Now suppose we refactor our code like this:
#include <stdio.h>
// Tail recursive function for Fibonacci
int fibonacci_tail(int n, int a, int b) {
if (n == 0) return a;
if (n == 1) return b;
return fibonacci_tail(n - 1, b, a + b);
}
int fibonacci(int n) {
return fibonacci_tail(n, 0, 1);
}
int main(void) {
int n;
printf("Enter a number: ");
scanf("%d", &n);
printf("Fibonacci's %d term is %d\n", n, fibonacci(n));
return 0;
}
Here's how the functions are called:
fib(5)
:fib_tail(5, 0, 1)
fib_tail(5,0,1)
:fib_tail(4,1,1)
fib_tail(4,1,1)
:fib_tail(3,1,2)
fib_tail(3,1,2)
:fib_tail(2,2,3)
fib_tail(2,2,3)
:fib_tail(1,3,5)
fib_tail(1,3,5)
:5
Or in a nice little picture:
You may have noticed that this time is no different. It is less messy, sure, but each function still needs to wait for the result of another function so that it can finally return the value and remove its stack. The nice thing about this function, though, is that it can be optimized. At each turn we're accumulating the values we need inside two variables, and even if we only keep track of the last function call, we will still have the correct result.
Key idea: You can refractor your recursive functions, such that the recursive function call is being done at the end of the function, and the ultimate result that you will return isn't dependent on anything but the data in the very last function call. Then some languages like C will discard your stack at each new call and will just keep the last function call at each step. This will result in less memory usage and prevention of stack overflow. This is the essence of tail recursion optimization.
Let's see if the optimization makes a difference:
❯ ./fib_tail_unoptimized
Enter a number: 500000
[1] 42515 segmentation fault (core dumped) ./fib_tail_unoptimized
❯ gcc -O1 fib_tail.c -o fib_tail_optimized
❯ ./fib_tail_optimized
Enter a number: 500000
Fibonacci's 500000 term is -1975568635
It did! The answer is incorrect because int
can't such a large number, but we didn't run into a stack overflow segfault either!

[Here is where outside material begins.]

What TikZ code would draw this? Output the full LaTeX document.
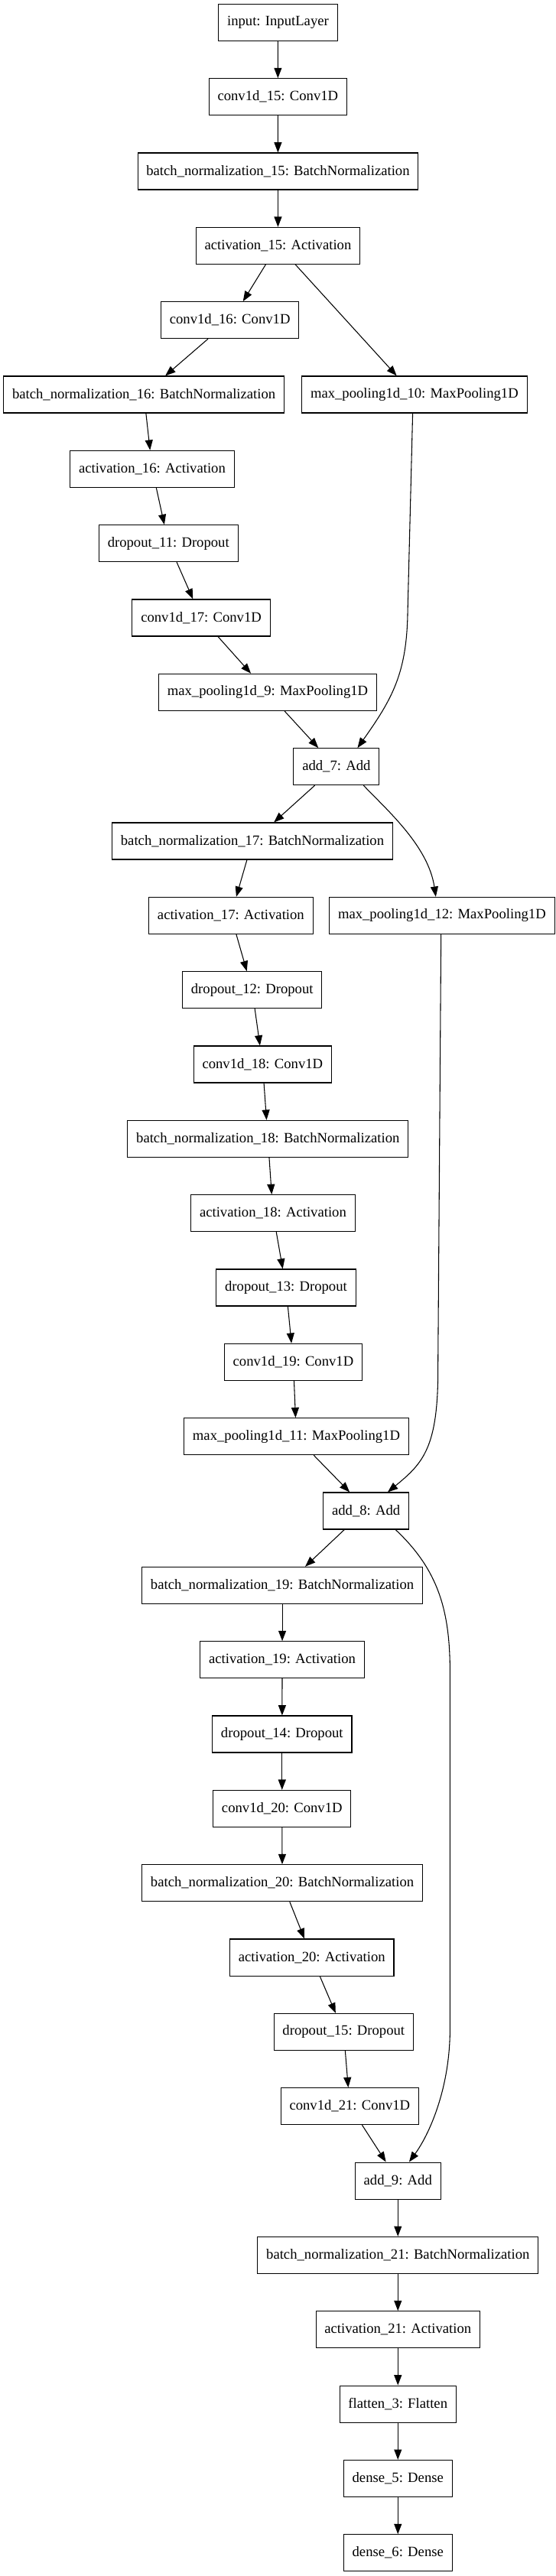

Not all programming languages support tail recursion optimization though. And you need to know that discarding the stack will make it harder to debug your code because the stack won't be in its complete form.

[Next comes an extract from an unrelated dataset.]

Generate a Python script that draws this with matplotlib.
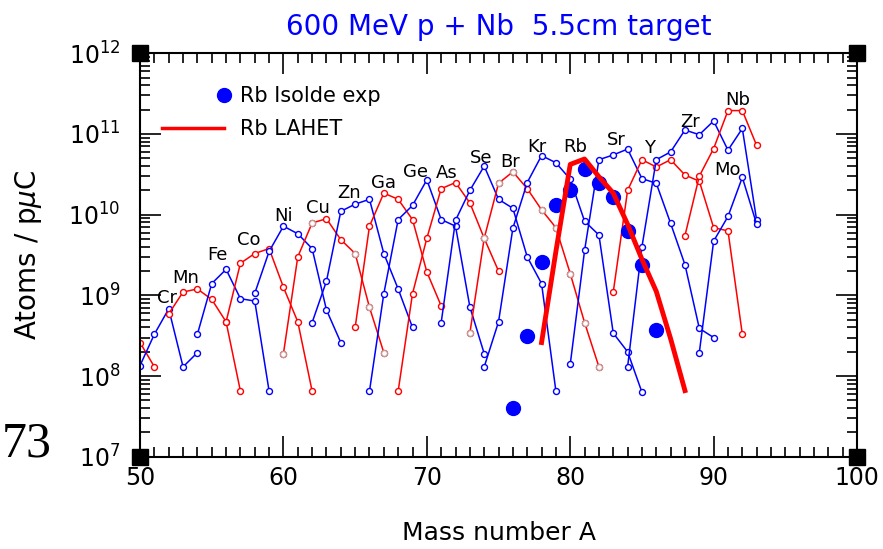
import numpy as np
import matplotlib
matplotlib.use('Agg')
import matplotlib.pyplot as plt
from matplotlib.lines import Line2D
from matplotlib.legend_handler import HandlerLine2DCompound
from matplotlib.ticker import LogLocator, MultipleLocator, NullFormatter

# isotope yields, atoms / pμC  (mass number, value)
v_A = [50, 51]
v_y = [2.6e8, 1.3e8]
cr_A = [50, 51, 52, 53, 54]
cr_y = [1.35e8, 3.3e8, 6.8e8, 1.3e8, 1.95e8]
mn_A = [52, 53, 54, 55, 56, 57]
mn_y = [5.9e8, 1.1e9, 1.2e9, 8.9e8, 4.7e8, 6.5e7]
fe_A = [54, 55, 56, 57, 58, 59]
fe_y = [3.3e8, 1.4e9, 2.1e9, 9.1e8, 8.5e8, 6.5e7]
co_A = [56, 57, 58, 59, 60, 61, 62]
co_y = [4.7e8, 2.5e9, 3.3e9, 3.8e9, 1.26e9, 4.7e8, 6.5e7]
ni_A = [58, 59, 60, 61, 62, 63, 64]
ni_y = [1.06e9, 3.5e9, 7.2e9, 5.8e9, 3.8e9, 6.6e8, 2.6e8]
cu_A = [60, 61, 62, 63, 64, 65, 66, 67]
cu_y = [1.9e8, 3.0e9, 7.9e9, 8.9e9, 4.9e9, 3.3e9, 7.1e8, 1.95e8]
zn_A = [62, 63, 64, 65, 66, 67, 68, 69]
zn_y = [4.6e8, 1.5e9, 1.1e10, 1.35e10, 1.55e10, 3.3e9, 1.2e9, 4.0e8]
ga_A = [65, 66, 67, 68, 69, 70, 71]
ga_y = [4.0e8, 7.2e9, 1.85e10, 1.55e10, 8.7e9, 1.95e9, 7.4e8]
ge_A = [66, 67, 68, 69, 70, 71, 72, 73, 74]
ge_y = [6.5e7, 1.05e9, 8.7e9, 1.3e10, 2.7e10, 8.7e9, 7.2e9, 7.2e8, 1.9e8]
as_A = [68, 69, 70, 71, 72, 73, 74, 75]
as_y = [6.5e7, 1.05e9, 5.1e9, 2.1e10, 2.5e10, 1.4e10, 5.1e9, 2.0e9]
se_A = [71, 72, 73, 74, 75, 76, 77, 78, 79]
se_y = [4.6e8, 8.5e9, 2.0e10, 4.0e10, 1.55e10, 1.2e10, 3.0e9, 1.4e9, 6.5e7]
br_A = [73, 74, 75, 76, 77, 78, 79, 80, 81, 82]
br_y = [3.4e8, 5.1e9, 2.45e10, 3.4e10, 2.1e10, 1.15e10, 6.9e9, 1.86e9, 4.6e8, 1.3e8]
kr_A = [74, 75, 76, 77, 78, 79, 80, 81, 82, 83, 84, 85]
kr_y = [1.3e8, 4.7e8, 6.8e9, 2.5e10, 5.4e10, 4.4e10, 2.75e10, 8.3e9, 5.6e9, 3.4e8, 2.0e8, 6.3e7]
sr_A = [80, 81, 82, 83, 84, 85, 86, 87, 88, 89, 90]
sr_y = [1.4e8, 3.6e9, 4.8e10, 5.5e10, 6.5e10, 2.8e10, 2.45e10, 7.8e9, 2.4e9, 3.9e8, 3.0e8]
y_A = [83, 84, 85, 86, 87, 88, 89, 90, 91, 92]
y_y = [1.1e9, 2.0e10, 4.8e10, 3.9e10, 4.8e10, 3.1e10, 2.6e10, 6.9e9, 6.3e9, 3.3e8]
zr_A = [84, 85, 86, 87, 88, 89, 90, 91, 92, 93]
zr_y = [1.3e8, 4.0e9, 4.8e10, 6.0e10, 1.12e11, 9.8e10, 1.45e11, 6.3e10, 1.17e11, 8.5e9]
nb_A = [88, 89, 90, 91, 92, 93]
nb_y = [5.5e9, 3.0e10, 6.6e10, 1.95e11, 1.95e11, 7.2e10]
mo_A = [89, 90, 91, 92, 93]
mo_y = [1.95e8, 4.7e9, 9.5e9, 2.9e10, 7.6e9]

# Rb measurement and calculation
iso_A = [76, 77, 78, 79, 80, 81, 82, 83, 84, 85, 86]
iso_y = [4.0e7, 3.1e8, 2.6e9, 1.3e10, 2.05e10, 3.7e10, 2.5e10, 1.65e10, 6.3e9, 2.4e9, 3.7e8]
lahet_A = [78, 79, 80, 81, 82, 83, 84, 85, 86, 87, 88]
lahet_y = [2.6e8, 3.5e9, 4.2e10, 4.9e10, 2.95e10, 1.85e10, 7.6e9, 2.8e9, 1.12e9, 2.9e8, 6.6e7]

# points drawn with a greyish marker
cu_grey = [60, 62, 65, 66, 67]
as_grey = [74]
br_grey = [73, 74, 75, 76, 78, 79, 80, 81, 82]

names = ['Cr', 'Mn', 'Fe', 'Co', 'Ni', 'Cu', 'Zn', 'Ga', 'Ge', 'As', 'Se', 'Br',
         'Kr', 'Rb', 'Sr', 'Y', 'Zr', 'Nb', 'Mo']
# label positions (A, log10 y)
name_pos = [(51.9, 8.97), (53.15, 9.22), (55.4, 9.5), (57.55, 9.69), (60.0, 9.98),
            (62.4, 10.08), (64.6, 10.27), (67.0, 10.39), (69.2, 10.53), (71.4, 10.52),
            (73.8, 10.7), (75.8, 10.65), (77.7, 10.84), (80.35, 10.84), (83.2, 10.93),
            (85.55, 10.83), (88.35, 11.15), (91.7, 11.42), (90.95, 10.55)]

BLUE = '#0000ff'
RED = '#ff0000'
GREY = '#c49a9a'

curves = [(v_A, v_y, RED, []), (cr_A, cr_y, BLUE, []), (mn_A, mn_y, RED, []),
          (fe_A, fe_y, BLUE, []), (co_A, co_y, RED, []), (ni_A, ni_y, BLUE, []),
          (cu_A, cu_y, RED, cu_grey), (zn_A, zn_y, BLUE, []), (ga_A, ga_y, RED, []),
          (ge_A, ge_y, BLUE, []), (as_A, as_y, RED, as_grey), (se_A, se_y, BLUE, []),
          (br_A, br_y, RED, br_grey), (kr_A, kr_y, BLUE, []), (sr_A, sr_y, BLUE, []),
          (y_A, y_y, RED, []), (zr_A, zr_y, BLUE, []), (nb_A, nb_y, RED, []),
          (mo_A, mo_y, BLUE, [])]


class RightDot(HandlerLine2DCompound):
    # legend dot at the right end of the handle box
    def get_xdata(self, legend, xdescent, ydescent, width, height, fontsize):
        xd, xm = super().get_xdata(legend, xdescent, ydescent, width, height, fontsize)
        return xd, np.array([xd[-1]])


fig = plt.figure(figsize=(8.83, 5.49), dpi=100)
ax = fig.add_axes([0.1586, 0.1681, 0.812, 0.7348])

for A, y, c, grey in curves:
    ax.plot(A, y, '-', color=c, lw=1.1, marker='o', ms=4.3, mfc='white', mec=c, mew=1.0, zorder=2)
    ga = [a for a in A if a in grey]
    gy = [y[A.index(a)] for a in ga]
    if ga:
        ax.plot(ga, gy, 'o', ls='none', ms=4.3, mfc='white', mec=GREY, mew=1.0, zorder=2.5)

ax.plot(iso_A, iso_y, 'o', ls='none', color=BLUE, ms=10, zorder=4)
ax.plot(lahet_A, lahet_y, '-', color=RED, lw=3.5, zorder=5)

for n, (a, ly) in zip(names, name_pos):
    ax.text(a, 10 ** ly, n, fontsize=13, ha='center', va='center', zorder=6)

ax.set_xlim(50, 100)
ax.set_yscale('log')
ax.set_ylim(1e7, 1e12)
ax.xaxis.set_major_locator(MultipleLocator(10))
ax.xaxis.set_minor_locator(MultipleLocator(1))
ax.yaxis.set_major_locator(LogLocator(base=10, numticks=10))
ax.yaxis.set_minor_locator(LogLocator(base=10, subs=np.arange(2, 10), numticks=10))
ax.yaxis.set_minor_formatter(NullFormatter())
ax.tick_params(which='both', direction='in', top=True, right=True, width=1.2)
ax.tick_params(which='major', length=15, labelsize=17)
ax.tick_params(which='minor', length=7)
ax.tick_params(axis='x', pad=7)
ax.tick_params(axis='y', pad=14)
for s in ax.spines.values():
    s.set_linewidth(1.5)

# black squares at the corners
ax.plot([0, 1, 0, 1], [0, 0, 1, 1], 's', ls='none', color='black', ms=11,
        transform=ax.transAxes, clip_on=False, zorder=10)

ax.set_title('600 MeV p + Nb  5.5cm target', color=BLUE, fontsize=20, pad=13)
ax.set_xlabel('Mass number A', fontsize=18, va='top')
ax.xaxis.set_label_coords(0.5, -0.16)
ax.set_ylabel('Atoms / p$\\mu$C', fontsize=20)
ax.yaxis.set_label_coords(-0.134, 0.5)

h1 = Line2D([], [], ls='none', marker='o', color=BLUE, ms=10)
h2 = Line2D([], [], color=RED, lw=2.5)
ax.legend([h1, h2], ['Rb Isolde exp', 'Rb LAHET'], loc='upper left',
          bbox_to_anchor=(0.03, 0.918), frameon=False, fontsize=15, numpoints=1,
          handlelength=3.0, handletextpad=0.75, borderpad=0, borderaxespad=0,
          labelspacing=0.6, handler_map={h1: RightDot()})

fig.text(0.002, 1 - 444 / 549, '73', fontsize=36, family='Liberation Serif',
         ha='left', va='center')

fig.savefig('out.png', dpi=100)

The moral of the story is that whenever you feel like you're at risk of stack overflow, go ahead and rewrite your code using an accumulator so that it can be tail optimized, or just use a loop. In the case of relying on an accumulator the compiler should support TCO optimizaiton. If it doesn't no worries. You could use GOTO (it doesn't call new functions then, and it'll reuse the same variables so it's nice) to use the same stack frame, or write a loop.

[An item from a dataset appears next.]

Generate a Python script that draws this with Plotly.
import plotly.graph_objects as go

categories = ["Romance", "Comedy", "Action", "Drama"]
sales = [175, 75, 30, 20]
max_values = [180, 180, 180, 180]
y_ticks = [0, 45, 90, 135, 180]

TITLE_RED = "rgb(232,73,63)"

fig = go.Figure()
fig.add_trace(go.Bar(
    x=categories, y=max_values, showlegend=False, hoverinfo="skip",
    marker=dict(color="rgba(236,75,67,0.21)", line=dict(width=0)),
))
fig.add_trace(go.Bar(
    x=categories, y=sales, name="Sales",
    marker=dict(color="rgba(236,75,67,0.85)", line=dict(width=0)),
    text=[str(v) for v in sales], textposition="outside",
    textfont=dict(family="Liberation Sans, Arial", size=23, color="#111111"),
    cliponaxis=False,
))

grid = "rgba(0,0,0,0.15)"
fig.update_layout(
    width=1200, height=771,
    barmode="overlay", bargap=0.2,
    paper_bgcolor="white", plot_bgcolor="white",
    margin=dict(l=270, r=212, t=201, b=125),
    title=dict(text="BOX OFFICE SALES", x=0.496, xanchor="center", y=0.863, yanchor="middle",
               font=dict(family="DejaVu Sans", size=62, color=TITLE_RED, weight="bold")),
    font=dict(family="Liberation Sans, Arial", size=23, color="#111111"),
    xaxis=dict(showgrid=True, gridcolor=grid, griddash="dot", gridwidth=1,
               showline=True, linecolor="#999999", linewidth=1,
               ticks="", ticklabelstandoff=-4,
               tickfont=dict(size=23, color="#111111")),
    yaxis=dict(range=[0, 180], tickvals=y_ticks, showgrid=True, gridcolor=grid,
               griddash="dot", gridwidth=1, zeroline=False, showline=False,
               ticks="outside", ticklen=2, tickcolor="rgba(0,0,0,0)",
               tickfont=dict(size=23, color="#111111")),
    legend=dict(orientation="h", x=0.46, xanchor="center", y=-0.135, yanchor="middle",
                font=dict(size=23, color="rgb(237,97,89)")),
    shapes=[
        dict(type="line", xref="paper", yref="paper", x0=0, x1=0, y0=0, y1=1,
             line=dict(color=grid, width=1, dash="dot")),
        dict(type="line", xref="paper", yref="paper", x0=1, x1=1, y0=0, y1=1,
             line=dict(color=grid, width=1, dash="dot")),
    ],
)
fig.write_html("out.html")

For example, here's the Fibonacci function written using a loop, nice and easy:
#include<stdio.h>
long int fib(int term){
if(term == 1) {
return 0;
}
if(term == 2 || term == 3){
return 1;
}
long int a=1, b=1, c=0;
for(int i=0;i<term-2;i++){
c = a+b;
a = b;
b = c;
printf("%d: %ld\n", i+3, c);
}
return c;
}
int main(void){
fib(11);
return 0;
}